How do you account for the fact that, as an example, a Skylake core can do four non-vector additions at the same time (they probably execute in one cycle but I haven't checked) but only one division (which, again, takes many cycles to execute)?
I seriously don't know how that is so hard to understand by so many.
Architecture A may be great at X software, while Y architecture may excel with Z software and its a balance act to make one great at everything, which is also why a great architecture at in order execution has a long/deep pipeline but a out of order architecture must have a either shallow pipeline and or a great predictive branching unit and lots of cache.
Why are Arm CPUs so good on phones and closed environments? They have a closed environment and can be optimized for typical handheld devices. The same program can run significantly faster on a desktop CPU through a emulator though, so which architecture is superior? Which has higher IPC.
x86 is a CISC architecture which means they have a wider set of instructions, some of which are very complex and take a lot of hardware and power to implement.
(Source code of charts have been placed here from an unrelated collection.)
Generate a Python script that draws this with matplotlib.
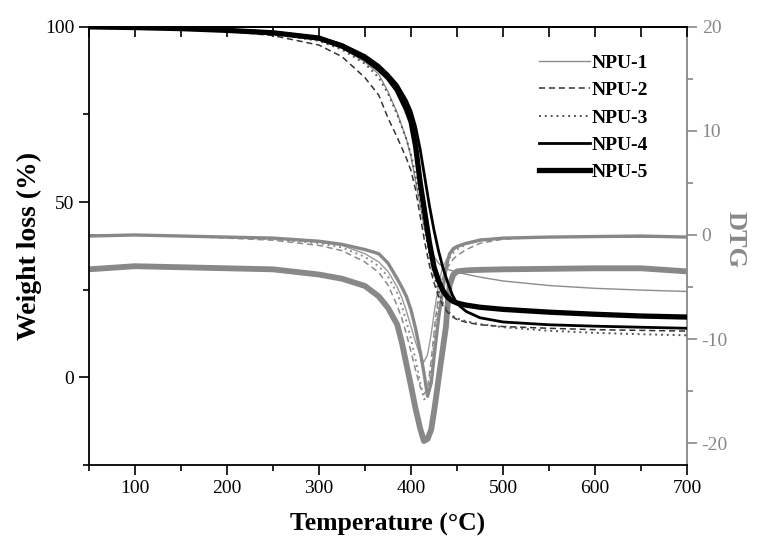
import numpy as np
import matplotlib
matplotlib.use("Agg")
import matplotlib.pyplot as plt
from matplotlib.ticker import MultipleLocator

plt.rcParams['font.family'] = ['Liberation Serif', 'DejaVu Serif']
plt.rcParams['axes.unicode_minus'] = False

# temperatures (°C) for the weight-loss curves
t_tg = [50, 100, 150, 200, 250, 300, 325, 350, 365, 375, 385, 395, 400, 405, 410,
        415, 420, 425, 430, 435, 440, 445, 450, 460, 475, 500, 550, 600, 650, 700]
tg_npu1 = [100, 99.8, 99.5, 99.0, 98.0, 96.2, 94.0, 90.0, 86.5, 81.5, 75.5, 68.0, 63.0, 56.0, 49.0,
           42.0, 37.5, 34.5, 32.5, 31.5, 30.8, 30.4, 30.0, 29.4, 28.6, 27.5, 26.2, 25.4, 24.9, 24.5]
tg_npu2 = [100, 99.7, 99.4, 98.8, 97.5, 94.8, 91.5, 85.5, 80.5, 74.0, 68.5, 62.5, 59.0, 53.5, 46.0,
           38.5, 32.0, 27.0, 23.0, 20.3, 18.5, 17.3, 16.5, 15.7, 15.0, 14.5, 14.0, 13.6, 13.4, 13.2]
tg_npu3 = [100, 99.8, 99.5, 99.0, 98.0, 96.0, 93.5, 89.5, 85.5, 81.0, 75.0, 68.0, 63.5, 57.5, 50.5,
           42.0, 35.0, 29.0, 24.5, 21.0, 19.0, 17.6, 16.8, 16.0, 15.2, 14.3, 13.3, 12.7, 12.3, 12.0]
tg_npu4 = [100, 99.8, 99.6, 99.2, 98.5, 97.0, 95.0, 91.8, 89.0, 86.5, 83.5, 79.0, 76.0, 71.5, 65.0,
           57.0, 49.0, 42.0, 36.0, 31.0, 27.0, 23.5, 21.0, 18.8, 17.0, 15.8, 15.0, 14.6, 14.3, 14.0]
tg_npu5 = [100, 99.8, 99.5, 99.0, 98.3, 96.8, 94.5, 91.0, 88.0, 85.5, 82.0, 76.5, 73.0, 66.0, 55.5,
           47.0, 38.5, 31.5, 27.5, 24.6, 22.8, 21.8, 21.2, 20.6, 20.0, 19.4, 18.6, 18.0, 17.5, 17.2]

# temperatures (°C) for the DTG curves
t_dtg = [50, 100, 150, 200, 250, 300, 325, 350, 365, 375, 385, 390, 395, 400, 405, 410, 414,
         418, 422, 426, 430, 434, 438, 440, 442, 446, 450, 460, 475, 500, 550, 600, 650, 700]
dtg_npu1 = [0.0, 0.0, -0.1, -0.2, -0.3, -0.7, -1.0, -1.8, -2.6, -3.5, -5.0, -6.0, -7.3, -8.8, -10.3, -11.6, -12.2,
            -11.5, -9.5, -7.0, -4.8, -3.2, -2.5, -2.2, -1.9, -1.5, -1.2, -0.8, -0.4, -0.3, -0.2, -0.2, -0.2, -0.2]
dtg_npu2 = [0.0, 0.0, -0.1, -0.3, -0.5, -1.0, -1.5, -2.6, -3.6, -4.8, -6.8, -8.0, -9.5, -11.2, -13.0, -14.6, -15.3,
            -14.8, -12.0, -8.5, -5.8, -4.2, -3.4, -3.1, -2.8, -2.3, -2.0, -1.4, -0.8, -0.4, -0.2, -0.2, -0.2, -0.2]
dtg_npu3 = [0.0, 0.0, -0.1, -0.2, -0.4, -0.8, -1.2, -2.1, -3.0, -4.0, -5.6, -6.8, -8.3, -10.0, -12.0, -14.2, -15.8,
            -15.6, -13.0, -9.5, -6.5, -4.3, -3.0, -2.6, -2.2, -1.7, -1.4, -0.9, -0.5, -0.3, -0.2, -0.2, -0.2, -0.2]
dtg_npu4 = [-0.1, 0.0, -0.1, -0.2, -0.3, -0.6, -0.9, -1.4, -1.8, -2.7, -4.2, -5.0, -5.9, -7.2, -9.0, -11.2, -13.2,
            -15.5, -14.2, -11.0, -8.0, -5.6, -3.3, -2.4, -1.8, -1.3, -1.1, -0.8, -0.5, -0.3, -0.2, -0.15, -0.1, -0.2]
dtg_npu5 = [-3.3, -3.0, -3.1, -3.2, -3.3, -3.8, -4.2, -4.9, -5.9, -7.0, -8.6, -10.3, -12.4, -14.5, -16.7, -18.6, -19.8,
            -19.6, -18.7, -16.4, -13.8, -11.3, -8.8, -6.5, -4.8, -3.8, -3.5, -3.4, -3.35, -3.3, -3.25, -3.2, -3.2, -3.5]

labels = ["NPU-1", "NPU-2", "NPU-3", "NPU-4", "NPU-5"]
tg_data = [tg_npu1, tg_npu2, tg_npu3, tg_npu4, tg_npu5]
dtg_data = [dtg_npu1, dtg_npu2, dtg_npu3, dtg_npu4, dtg_npu5]

# stil: (culoare TG, culoare DTG, linie, grosime)
stiluri = [
    ("#8c8c8c", "#9a9a9a", "-", 1.0),
    ("#333333", "#8a8a8a", (0, (4, 2.5)), 1.1),
    ("#555555", "#8a8a8a", (0, (1, 2)), 1.4),
    ("black", "#888888", "-", 2.0),
    ("black", "#888888", "-", 3.8),
]
gri = "#888888"

fig = plt.figure(figsize=(7.66, 5.48), dpi=100)
ax = fig.add_axes([0.116, 0.1515, 0.781, 0.7995])
ax2 = ax.twinx()

# DTG pe axa din dreapta
for y, (c_tg, c_dtg, ls, lw) in zip(dtg_data, stiluri):
    lw2 = lw + 0.4 if lw > 1.5 else lw
    ax2.plot(t_dtg, y, color=c_dtg, linestyle=ls, linewidth=lw2, solid_joinstyle="round")

# TG pe axa din stanga
linii = []
for y, lab, (c_tg, c_dtg, ls, lw) in zip(tg_data, labels, stiluri):
    l, = ax.plot(t_tg, y, color=c_tg, linestyle=ls, linewidth=lw, label=lab, solid_joinstyle="round")
    linii.append(l)

ax.set_zorder(ax2.get_zorder() + 1)
ax.patch.set_visible(False)

ax.set_xlim(50, 700)
ax.set_ylim(-25, 100)
ax2.set_ylim(-22.1, 20)

ax.xaxis.set_major_locator(MultipleLocator(100))
ax.xaxis.set_minor_locator(MultipleLocator(50))
ax.yaxis.set_major_locator(MultipleLocator(50))
ax.yaxis.set_minor_locator(MultipleLocator(25))
ax2.yaxis.set_major_locator(MultipleLocator(10))
ax2.yaxis.set_minor_locator(MultipleLocator(5))

ax.tick_params(which="major", direction="out", length=7, width=1.2, labelsize=14, top=False, right=False)
ax.tick_params(which="minor", direction="out", length=4, width=1.2, top=False, right=False)
ax2.tick_params(which="major", direction="out", length=7, width=1.2, labelsize=14,
                color=gri, labelcolor=gri)
ax2.tick_params(which="minor", direction="out", length=4, width=1.2, color=gri)

sec = ax.secondary_xaxis("top")
sec.xaxis.set_major_locator(MultipleLocator(50))
sec.tick_params(direction="in", length=7, width=1.2, labeltop=False)
sec.spines["top"].set_linewidth(1.3)

for s in ["left", "bottom", "top"]:
    ax.spines[s].set_linewidth(1.3)
ax.spines["right"].set_visible(False)
for s in ["left", "bottom", "top"]:
    ax2.spines[s].set_visible(False)
ax2.spines["right"].set_color(gri)
ax2.spines["right"].set_linewidth(1.3)

ax.set_xlabel("Temperature (°C)", fontsize=18.5, fontweight="bold", labelpad=12)
ax.set_ylabel("Weight loss (%)", fontsize=20, fontweight="bold", labelpad=2)
ax2.set_ylabel("DTG", fontsize=19, fontweight="bold", color=gri, rotation=270,
               ha="center", va="center")
ax2.yaxis.set_label_coords(1.08, 0.515)

ax.legend(handles=linii, loc="upper right", bbox_to_anchor=(0.948, 0.955), borderaxespad=0,
          frameon=False, handlelength=2.6, handletextpad=0.1, labelspacing=0.5,
          prop=dict(weight="bold", size=14))

fig.savefig("out.png", dpi=100)
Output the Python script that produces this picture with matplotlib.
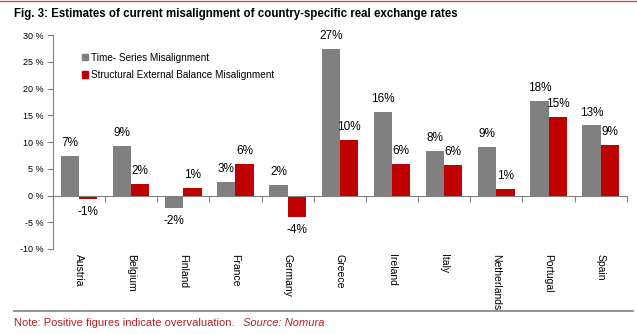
import numpy as np
import matplotlib.pyplot as plt
from matplotlib.patches import Patch
from matplotlib.lines import Line2D

plt.rcParams['font.family'] = ['Liberation Sans', 'DejaVu Sans']

countries = ['Austria', 'Belgium', 'Finland', 'France', 'Germany', 'Greece',
             'Ireland', 'Italy', 'Netherlands', 'Portugal', 'Spain']
time_series = [7.4, 9.2, -2.4, 2.6, 1.9, 27.4, 15.6, 8.3, 9.1, 17.6, 13.1]
structural = [-0.6, 2.1, 1.4, 5.9, -4.0, 10.4, 5.9, 5.7, 1.2, 14.6, 9.4]
series_names = ['Time- Series Misalignment', 'Structural External Balance Misalignment']
yticks = [-10, -5, 0, 5, 10, 15, 20, 25, 30]

grey = '#808080'
red = '#C00000'

fig = plt.figure(figsize=(6.37, 3.34), dpi=100)
ax = fig.add_axes([0.083, 0.2545, 0.901, 0.6405])

x = np.arange(len(countries))
w = 0.35
b1 = ax.bar(x - w / 2, time_series, w, color=grey)
b2 = ax.bar(x + w / 2, structural, w, color=red)

for bars in (b1, b2):
    for r in bars:
        v = r.get_height()
        cx = r.get_x() + r.get_width() / 2
        if v >= 0:
            ax.annotate(f'{v:.0f}%', (cx, v), xytext=(0, 5), textcoords='offset points',
                        ha='center', va='bottom', fontsize=8.5)
        else:
            ax.annotate(f'{v:.0f}%', (cx, v), xytext=(0, -5), textcoords='offset points',
                        ha='center', va='top', fontsize=8.5)

ax.set_xlim(-0.5, len(countries) - 0.5)
ax.set_ylim(-10, 30)
ax.set_yticks(yticks)
ax.set_yticklabels([f'{t} %' for t in yticks], fontsize=6.5)
ax.tick_params(axis='y', direction='out', length=4, color=grey, pad=3)

ax.spines['top'].set_visible(False)
ax.spines['right'].set_visible(False)
ax.spines['left'].set_color(grey)
ax.spines['bottom'].set_position(('data', 0))
ax.spines['bottom'].set_color(grey)
ax.set_xticks(np.arange(-0.5, len(countries) + 0.5, 1))
ax.set_xticklabels([])
ax.tick_params(axis='x', direction='out', length=4, color=grey)

for i, c in enumerate(countries):
    ax.text(i, -11.0, c, rotation=270, ha='center', va='top', fontsize=7.5)

handles = [Patch(color=grey), Patch(color=red)]
ax.legend(handles, series_names, loc='upper left', bbox_to_anchor=(0.035, 0.96),
          frameon=False, fontsize=7.2, handlelength=0.6, handleheight=0.6,
          handletextpad=0.3, labelspacing=0.75)

fig.text(0.022, 0.958, 'Fig. 3: Estimates of current misalignment of country-specific real exchange rates',
         fontsize=8.3, fontweight='bold', va='center')
fig.add_artist(Line2D([0, 1], [0.997, 0.997], color='#C0504D', lw=1.0))
fig.add_artist(Line2D([0.022, 0.994], [0.069, 0.069], color=grey, lw=1.2))
fig.text(0.022, 0.033, 'Note: Positive figures indicate overvaluation.', fontsize=8,
         color='#B22222', va='center')
fig.text(0.381, 0.033, 'Source: Nomura', fontsize=8, color='#B22222', va='center',
         style='italic')

fig.savefig('out.png', dpi=100)
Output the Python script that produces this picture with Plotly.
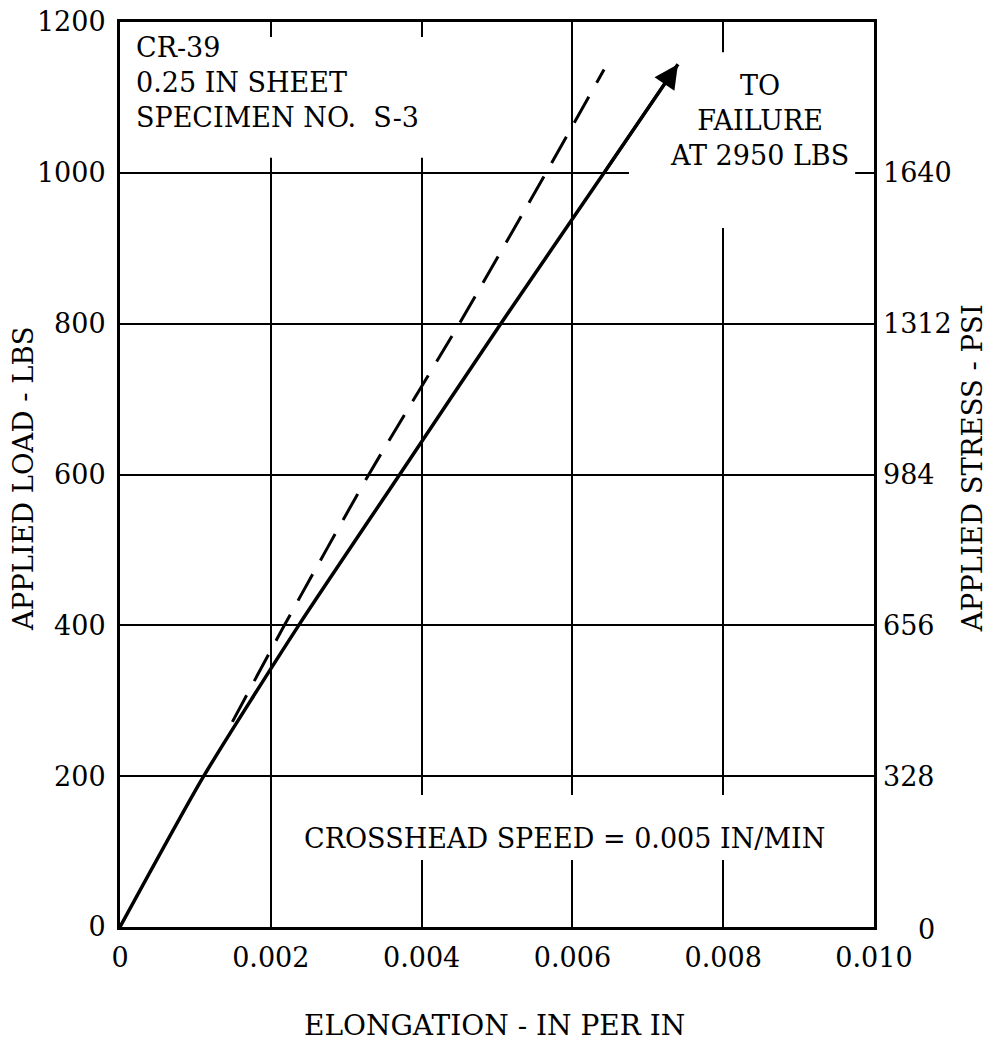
import plotly.graph_objects as go

# ---- data ----
load_ticks = [0, 200, 400, 600, 800, 1000, 1200]
elong_ticks = [0, 0.002, 0.004, 0.006, 0.008, 0.010]
elong_tick_text = ["0", "0.002", "0.004", "0.006", "0.008", "0.010"]
stress_ticks = [0, 328, 656, 984, 1312, 1640]
stress_per_load = 1.64  # 1640 psi <-> 1000 lbs

solid_elong = [0.0, 0.00111, 0.00237, 0.00371, 0.00505, 0.00642, 0.00740]
solid_load = [0, 200, 400, 600, 800, 1000, 1144]

dashed_elong = [0.00149, 0.00218, 0.00330, 0.00450, 0.00565, 0.00642]
dashed_load = [272, 400, 600, 800, 1000, 1137]

FONT = "DejaVu Serif"

fig = go.Figure()
fig.add_trace(go.Scatter(x=solid_elong, y=solid_load, mode="lines",
                         line=dict(color="black", width=3.5, shape="spline", smoothing=0.6),
                         showlegend=False, hoverinfo="skip"))
fig.add_trace(go.Scatter(x=dashed_elong, y=dashed_load, mode="lines",
                         line=dict(color="black", width=3, dash="30px,16px",
                                   shape="spline", smoothing=0.6),
                         showlegend=False, hoverinfo="skip"))
# invisible trace so the right stress axis exists
fig.add_trace(go.Scatter(x=[0] * len(stress_ticks), y=stress_ticks, yaxis="y2",
                         mode="markers", marker=dict(opacity=0), showlegend=False,
                         hoverinfo="skip"))

# white masks that interrupt the grid behind the notes
for x0, x1, y0, y1 in [(0.0, 0.0041, 1020, 1180),
                       (0.00675, 0.00975, 927, 1160),
                       (0.00225, 0.00954, 89, 175)]:
    fig.add_shape(type="rect", xref="x", yref="y", x0=x0, x1=x1, y0=y0, y1=y1,
                  fillcolor="white", line=dict(width=0), layer="between")

ann = []
# arrow head at end of solid line
ann.append(dict(x=solid_elong[-1], y=solid_load[-1], ax=solid_elong[-2], ay=solid_load[-2],
                xref="x", yref="y", axref="x", ayref="y", text="", showarrow=True,
                arrowhead=2, arrowsize=1.6, arrowwidth=3, arrowcolor="black", standoff=0))
ann.append(dict(x=0.00019, y=1120, xref="x", yref="y", xanchor="left", yanchor="middle",
                align="left", showarrow=False,
                text="CR-39<br>0.25 IN SHEET<br>SPECIMEN NO.  S-3",
                font=dict(family=FONT, size=27, color="black")))
ann.append(dict(x=0.00848, y=1070, xref="x", yref="y", xanchor="center", yanchor="middle",
                align="center", showarrow=False,
                text="TO<br>FAILURE<br>AT 2950 LBS",
                font=dict(family=FONT, size=27, color="black")))
ann.append(dict(x=0.00589, y=118, xref="x", yref="y", xanchor="center", yanchor="middle",
                showarrow=False, text="CROSSHEAD SPEED = 0.005 IN/MIN",
                font=dict(family=FONT, size=27, color="black")))
# axis titles
ann.append(dict(x=-0.1286, y=0.495, xref="paper", yref="paper", textangle=-90,
                xanchor="center", yanchor="middle",
                showarrow=False, text="APPLIED LOAD - LBS",
                font=dict(family=FONT, size=27.5, color="black")))
ann.append(dict(x=1.130, y=0.507, xref="paper", yref="paper", textangle=-90,
                xanchor="center", yanchor="middle",
                showarrow=False, text="APPLIED STRESS - PSI",
                font=dict(family=FONT, size=27.5, color="black")))
ann.append(dict(x=0.497, y=-0.109, xref="paper", yref="paper",
                xanchor="center", yanchor="middle",
                showarrow=False, text="ELONGATION - IN PER IN",
                font=dict(family=FONT, size=28, color="black")))
# offset zero on right axis
ann.append(dict(x=1.07, y=-0.003, xref="paper", yref="paper", showarrow=False,
                xanchor="center", yanchor="middle",
                text=str(stress_ticks[0]), font=dict(family=FONT, size=27, color="black")))

fig.update_layout(
    width=996, height=1043,
    margin=dict(l=120, r=122, t=22, b=116, autoexpand=False),
    paper_bgcolor="white", plot_bgcolor="white",
    annotations=ann,
    xaxis=dict(range=[0, 0.010], tickvals=elong_ticks, ticktext=elong_tick_text,
               showgrid=True, gridcolor="black", gridwidth=1.8, zeroline=False,
               showline=True, linecolor="black", linewidth=3, mirror=True,
               ticks="", ticklabelstandoff=5, automargin=False,
               ticklabeloverflow="allow",
               tickfont=dict(family=FONT, size=27, color="black")),
    yaxis=dict(range=[0, 1200], tickvals=load_ticks,
               showgrid=True, gridcolor="black", gridwidth=1.8, zeroline=False,
               showline=True, linecolor="black", linewidth=3, mirror=True,
               ticks="", ticklabelstandoff=6, automargin=False,
               ticklabeloverflow="allow",
               tickfont=dict(family=FONT, size=27, color="black")),
    yaxis2=dict(range=[0, 1200 * stress_per_load], overlaying="y", side="right",
                tickvals=stress_ticks[1:], showgrid=False, zeroline=False,
                showline=False, ticks="", ticklabelstandoff=8, automargin=False,
                ticklabeloverflow="allow",
                tickfont=dict(family=FONT, size=27, color="black")),
)

fig.write_html("out.html", config={"displayModeBar": False},
               post_script="document.body.style.margin='0';")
The advantage of RISC is efficiency for small tasks, the advantage of CISC is performance on highly complex tasks, neither is superior in absolute.
in other words the x86 CPU can do the same thing with less instructions so this doesn't really reflect IPC.
stackoverflow.com/questions/37041009/what-is-the-maximum-possible-ipc-can-be-achieved-by-intel-nehalem-microarchitect This was single-threaded benchmarking. While it does reveal a lot, it would have been great if it was also done with two threads and four threads.
2 threads on a single P core vs. 2 threads on the same E core cluster: each thread's performance on P should drop sharply (by 35% or so) but what about E?
4 threads on two P cores vs. 4 threads on the same E core cluster: similar but the E cores would be even more constrained because they share L2 and access to L3 and bus.
There may be optimisations (or regressions, for that matter) in how a P core handles SMT, and such benchmarking would have exposed that.